Question

The conjugate acid of \[{\text{NH}}_{\text{2}}^{\text{ - }}\] is
A.\[{\text{N}}{{\text{H}}_3}\]
B.\[{\text{N}}{{\text{H}}^{2 - }}\]
C.\[{\text{NH}}_4^ + \]
D.\[{\text{N}}_3^ + \]

Answer 1

Hint: If conjugate acid is present for any species then the given species will be base. A base is that species which gains protons or \[{{\text{H}}^{\text{ + }}}\].

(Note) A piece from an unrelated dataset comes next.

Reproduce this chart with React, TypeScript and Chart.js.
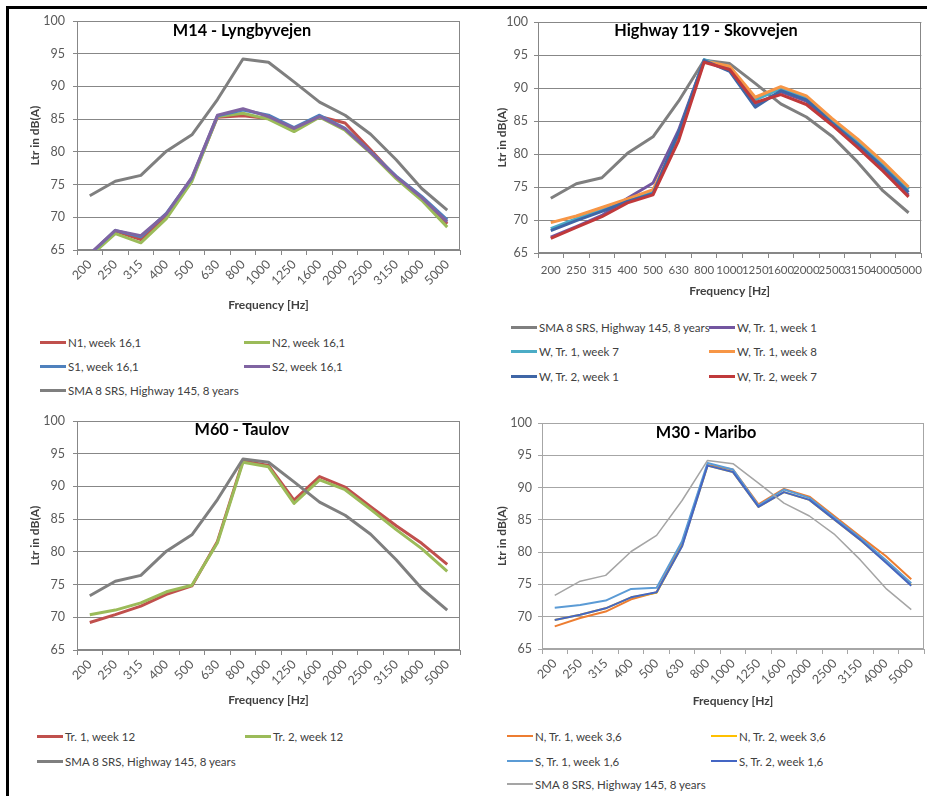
import React, { useEffect, useRef } from 'react';
import { Chart, registerables } from 'chart.js';

Chart.register(...registerables);

// ---------------- DATA ----------------
const FREQUENCIES = ['200', '250', '315', '400', '500', '630', '800', '1000', '1250', '1600', '2000', '2500', '3150', '4000', '5000'];
const Y_TICKS_MIN = 65;
const Y_TICKS_MAX = 100;
const Y_TICKS_STEP = 5;

const SMA_8_SRS = [73.3, 75.5, 76.4, 80.1, 82.6, 88.0, 94.2, 93.7, 90.7, 87.6, 85.6, 82.7, 78.8, 74.4, 71.1];

// M14 - Lyngbyvejen
const M14_N1 = [64.2, 67.9, 66.6, 70.2, 75.8, 85.3, 85.5, 85.1, 83.4, 85.4, 84.4, 80.3, 76.1, 72.9, 69.0];
const M14_N2 = [64.0, 67.5, 66.1, 69.8, 75.5, 85.4, 85.9, 85.0, 83.1, 85.3, 83.3, 79.8, 75.9, 72.6, 68.5];
const M14_S1 = [64.3, 68.0, 67.0, 70.6, 76.0, 85.5, 86.4, 85.6, 83.7, 85.6, 83.6, 80.0, 76.3, 73.2, 69.6];
const M14_S2 = [64.4, 68.0, 67.2, 70.5, 76.1, 85.6, 86.6, 85.4, 83.6, 85.4, 83.5, 79.9, 76.2, 73.0, 69.3];

// Highway 119 - Skovvejen
const H119_TR1_W1 = [67.4, 69.0, 70.7, 73.3, 75.6, 83.6, 94.2, 93.0, 87.5, 89.4, 88.0, 84.6, 81.3, 77.8, 73.8];
const H119_TR1_W7 = [68.7, 70.2, 71.6, 73.0, 74.2, 83.0, 94.3, 93.1, 88.2, 89.9, 88.5, 85.0, 81.9, 78.4, 74.6];
const H119_TR1_W8 = [69.6, 70.6, 71.9, 73.2, 74.6, 82.5, 94.1, 93.3, 88.6, 90.2, 88.8, 85.4, 82.3, 78.8, 75.0];
const H119_TR2_W1 = [68.4, 69.9, 71.3, 72.8, 74.0, 83.2, 94.2, 92.5, 87.1, 89.6, 88.2, 84.7, 81.5, 78.0, 74.2];
const H119_TR2_W7 = [67.2, 68.9, 70.5, 72.6, 73.8, 82.0, 93.9, 92.8, 87.8, 89.0, 87.5, 84.4, 81.0, 77.4, 73.5];

// M60 - Taulov
const M60_TR1 = [69.2, 70.4, 71.7, 73.5, 74.8, 81.6, 93.9, 93.2, 87.9, 91.5, 89.9, 86.9, 84.0, 81.3, 78.1];
const M60_TR2 = [70.4, 71.1, 72.2, 73.9, 74.9, 81.4, 93.7, 93.0, 87.4, 91.0, 89.5, 86.5, 83.4, 80.5, 77.0];

// M30 - Maribo
const M30_N_TR1 = [68.5, 69.8, 70.8, 72.7, 73.8, 81.4, 93.5, 92.8, 87.4, 89.8, 88.6, 85.5, 82.4, 79.4, 75.8];
const M30_N_TR2 = [69.5, 70.3, 71.3, 73.0, 73.7, 81.0, 93.4, 92.4, 87.0, 89.3, 88.1, 85.0, 81.9, 78.5, 74.9];
const M30_S_TR1 = [71.4, 71.8, 72.5, 74.3, 74.5, 81.7, 93.8, 92.8, 87.2, 89.7, 88.4, 85.3, 82.2, 78.8, 75.2];
const M30_S_TR2 = [69.5, 70.3, 71.3, 73.0, 73.8, 80.9, 93.4, 92.4, 87.0, 89.3, 88.1, 85.0, 81.9, 78.4, 74.8];

// ---------------- STYLE / LAYOUT ----------------
const FONT = "Lato, 'Noto Sans', sans-serif";
const TICK_COLOR = '#595959';
const TEXT_COLOR = '#404040';

type Series = { label: string; data: number[]; color: string; width: number };
type Panel = {
  title: string;
  titleX: number;
  titleY: number;
  left: number;
  top: number;
  width: number;
  height: number;
  padTop: number;
  padRight: number;
  yWidth: number;
  xHeight: number;
  yTitlePad: number;
  yTickPad: number;
  rotate: number;
  xTickSize: number;
  xTickPad: number;
  gridColor: string;
  series: Series[];
  legendCols: number[];
  legendRows: number[];
  legendLineWidth: number;
};

const PANELS: Panel[] = [
  {
    title: 'M14 - Lyngbyvejen', titleX: 242, titleY: 29,
    left: 0, top: 0, width: 465, height: 312, padTop: 21, padRight: 5,
    yWidth: 77, xHeight: 62, yTitlePad: 28, yTickPad: 8, rotate: 45, xTickSize: 12.5, xTickPad: 2,
    gridColor: '#878787',
    series: [
      { label: 'N1, week 16,1', data: M14_N1, color: '#c0504d', width: 3 },
      { label: 'N2, week 16,1', data: M14_N2, color: '#9bbb59', width: 3 },
      { label: 'S1, week 16,1', data: M14_S1, color: '#4f81bd', width: 3 },
      { label: 'S2, week 16,1', data: M14_S2, color: '#8064a2', width: 3 },
      { label: 'SMA 8 SRS, Highway 145, 8 years', data: SMA_8_SRS, color: '#7f7f7f', width: 3 },
    ],
    legendCols: [40, 244], legendRows: [342, 366, 390], legendLineWidth: 3,
  },
  {
    title: 'Highway 119 - Skovvejen', titleX: 706, titleY: 29,
    left: 470, top: 0, width: 457, height: 298, padTop: 22, padRight: 2,
    yWidth: 68, xHeight: 45, yTitlePad: 24.5, yTickPad: 6, rotate: 0, xTickSize: 11.5, xTickPad: 5,
    gridColor: '#878787',
    series: [
      { label: 'SMA 8 SRS, Highway 145, 8 years', data: SMA_8_SRS, color: '#7f7f7f', width: 3 },
      { label: 'W, Tr. 1, week 1', data: H119_TR1_W1, color: '#7356a0', width: 3 },
      { label: 'W, Tr. 1, week 7', data: H119_TR1_W7, color: '#4bacc6', width: 3 },
      { label: 'W, Tr. 1, week 8', data: H119_TR1_W8, color: '#f79646', width: 3 },
      { label: 'W, Tr. 2, week 1', data: H119_TR2_W1, color: '#3f66a6', width: 3 },
      { label: 'W, Tr. 2, week 7', data: H119_TR2_W7, color: '#c0393b', width: 3 },
    ],
    legendCols: [511, 709], legendRows: [327, 351, 376], legendLineWidth: 3,
  },
  {
    title: 'M60 - Taulov', titleX: 242, titleY: 428,
    left: 0, top: 400, width: 465, height: 307, padTop: 21, padRight: 5,
    yWidth: 77, xHeight: 57, yTitlePad: 28, yTickPad: 8, rotate: 45, xTickSize: 12.5, xTickPad: 2,
    gridColor: '#878787',
    series: [
      { label: 'Tr. 1, week 12', data: M60_TR1, color: '#c0504d', width: 3 },
      { label: 'Tr. 2, week 12', data: M60_TR2, color: '#9bbb59', width: 3 },
      { label: 'SMA 8 SRS, Highway 145, 8 years', data: SMA_8_SRS, color: '#7f7f7f', width: 3 },
    ],
    legendCols: [37, 245], legendRows: [736, 761], legendLineWidth: 3,
  },
  {
    title: 'M30 - Maribo', titleX: 706, titleY: 431,
    left: 470, top: 400, width: 457, height: 308, padTop: 23, padRight: 3,
    yWidth: 72, xHeight: 59, yTitlePad: 24.5, yTickPad: 6, rotate: 45, xTickSize: 12.5, xTickPad: 2,
    gridColor: '#a6a6a6',
    series: [
      { label: 'N, Tr. 1, week 3,6', data: M30_N_TR1, color: '#ed7d31', width: 2 },
      { label: 'N, Tr. 2, week 3,6', data: M30_N_TR2, color: '#ffc000', width: 2 },
      { label: 'S, Tr. 1, week 1,6', data: M30_S_TR1, color: '#5b9bd5', width: 2 },
      { label: 'S, Tr. 2, week 1,6', data: M30_S_TR2, color: '#4466c4', width: 2 },
      { label: 'SMA 8 SRS, Highway 145, 8 years', data: SMA_8_SRS, color: '#a5a5a5', width: 1.5 },
    ],
    legendCols: [507, 711], legendRows: [736, 761, 784], legendLineWidth: 2,
  },
];

const framePlugin = {
  id: 'plotFrame',
  beforeDatasetsDraw(chart: any, _args: any, opts: any) {
    const { ctx, chartArea } = chart;
    ctx.save();
    ctx.strokeStyle = opts.color || '#878787';
    ctx.lineWidth = 1;
    const l = Math.round(chartArea.left) + 0.5;
    const t = Math.round(chartArea.top) + 0.5;
    const r = Math.round(chartArea.right) - 0.5;
    const b = Math.round(chartArea.bottom) - 0.5;
    ctx.strokeRect(l, t, r - l, b - t);
    ctx.restore();
  },
};

function PanelChart({ p }: { p: Panel }) {
  const ref = useRef<HTMLCanvasElement | null>(null);
  useEffect(() => {
    if (!ref.current) return;
    const n = p.series.length;
    const chart = new Chart(ref.current, {
      type: 'line',
      data: {
        labels: FREQUENCIES,
        datasets: p.series.map((s, i) => ({
          label: s.label,
          data: s.data,
          borderColor: s.color,
          backgroundColor: s.color,
          borderWidth: s.width,
          pointRadius: 0,
          tension: 0,
          fill: false,
          order: n - i,
          borderJoinStyle: 'round' as const,
        })),
      },
      options: {
        animation: false,
        responsive: false,
        maintainAspectRatio: false,
        devicePixelRatio: 1,
        layout: { padding: { top: p.padTop, right: p.padRight, left: 0, bottom: 0 } },
        plugins: {
          legend: { display: false },
          tooltip: { enabled: false },
          title: { display: false },
          plotFrame: { color: p.gridColor },
        } as any,
        scales: {
          x: {
            type: 'category',
            offset: true,
            grid: {
              display: true,
              offset: true,
              drawOnChartArea: false,
              drawTicks: true,
              tickLength: 5,
              color: p.gridColor,
              lineWidth: 1,
            },
            border: { display: true, color: p.gridColor, width: 1 },
            ticks: {
              autoSkip: false,
              maxRotation: p.rotate,
              minRotation: p.rotate,
              padding: p.xTickPad,
              color: TICK_COLOR,
              font: { family: FONT, size: p.xTickSize },
            },
            title: {
              display: true,
              text: 'Frequency [Hz]',
              color: TEXT_COLOR,
              font: { family: FONT, size: 12, weight: 'bold' },
              padding: 0,
            },
            afterFit: (s: any) => {
              s.height = p.xHeight;
            },
          },
          y: {
            type: 'linear',
            min: Y_TICKS_MIN,
            max: Y_TICKS_MAX,
            ticks: {
              stepSize: Y_TICKS_STEP,
              padding: p.yTickPad,
              color: TICK_COLOR,
              font: { family: FONT, size: 12.5 },
            },
            grid: { color: p.gridColor, lineWidth: 1, drawTicks: true, tickLength: 4 },
            border: { display: true, color: p.gridColor, width: 1 },
            title: {
              display: true,
              text: 'Ltr in dB(A)',
              color: TEXT_COLOR,
              font: { family: FONT, size: 12, weight: 'bold' },
              padding: { top: p.yTitlePad, bottom: 0 },
            },
            afterFit: (s: any) => {
              s.width = p.yWidth;
            },
          },
        },
      } as any,
      plugins: [framePlugin],
    });
    return () => chart.destroy();
  }, [p]);

  return (
    <>
      <canvas
        ref={ref}
        width={p.width}
        height={p.height}
        style={{ position: 'absolute', left: p.left, top: p.top, width: p.width, height: p.height }}
      />
      <div
        style={{
          position: 'absolute',
          left: p.titleX,
          top: p.titleY,
          transform: 'translate(-50%, -50%)',
          font: `bold 16.3px ${FONT}`,
          color: '#000',
          whiteSpace: 'nowrap',
        }}
      >
        {p.title}
      </div>
      {p.series.map((s, i) => {
        const x = p.legendCols[i % 2];
        const y = p.legendRows[Math.floor(i / 2)];
        return (
          <div key={s.label} style={{ position: 'absolute', left: x, top: y - 10, height: 20, display: 'flex', alignItems: 'center', whiteSpace: 'nowrap' }}>
            <span style={{ display: 'inline-block', width: 26, height: p.legendLineWidth, background: s.color }} />
            <span style={{ marginLeft: 2, font: `11.5px ${FONT}`, color: TEXT_COLOR }}>{s.label}</span>
          </div>
        );
      })}
    </>
  );
}

export default function App() {
  return (
    <div style={{ position: 'absolute', left: 0, top: 0, width: 927, height: 796, background: '#fff', overflow: 'hidden' }}>
      <div
        style={{
          position: 'absolute',
          left: 6,
          top: 6,
          width: 940,
          height: 820,
          borderLeft: '3px solid #000',
          borderTop: '3px solid #000',
        }}
      />
      {PANELS.map((p) => (
        <PanelChart key={p.title} p={p} />
      ))}
    </div>
  );
}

Complete step by step answer:
An acid is a substance which loses \[{{\text{H}}^{\text{ + }}}\] ion or gains electrons. A base is a substance which either gains \[{{\text{H}}^{\text{ + }}}\] ions or lose electrons. In this question we are only concerned with loss and gain of \[{{\text{H}}^{\text{ + }}}\] ions.
Conjugate pairs are those pairs which differ by one \[{{\text{H}}^{\text{ + }}}\] ion. Since acid is a proton donor, whenever an acid loses its proton one anionic species and one \[{{\text{H}}^{\text{ + }}}\] will form. This anionic species will be the conjugate base of that acid. For example, let us consider any acid HA, it will dissociate as:
\[HA \to {H^ + } + {A^ - }\] the \[{A^ - }\] is termed as conjugate base.
Similarly for a base, if it takes \[{{\text{H}}^{\text{ + }}}\] the respective cationic species formed will be termed as conjugate acid.
In the above question it is clear that \[{\text{NH}}_{\text{2}}^{\text{ - }}\] is a base, because the respective species that is being formed is an acid. A base never donates \[{{\text{H}}^{\text{ + }}}\] . So option B and D are eliminated. Now since the conjugate pairs differ by one \[{{\text{H}}^{\text{ + }}}\] , option C has a difference of 2 hydrogen. Hence the only option left is option A, which is the correct option.

The correct option is A.

Note:
 The IUPAC name of \[{\text{NH}}_{\text{2}}^{\text{ - }}\] is Azanide. It is commonly called amide ion. Though there is also an amide functional group present in organic chemistry. When ammonia reacts with alkali metals \[{\text{NH}}_{\text{2}}^{\text{ - }}\] is formed. Alkali metals reacts with \[{\text{N}}{{\text{H}}_3}\] to form their respective amides such as sodium amide \[{\text{(NaN}}{{\text{H}}_2})\], potassium amide or lithium amide.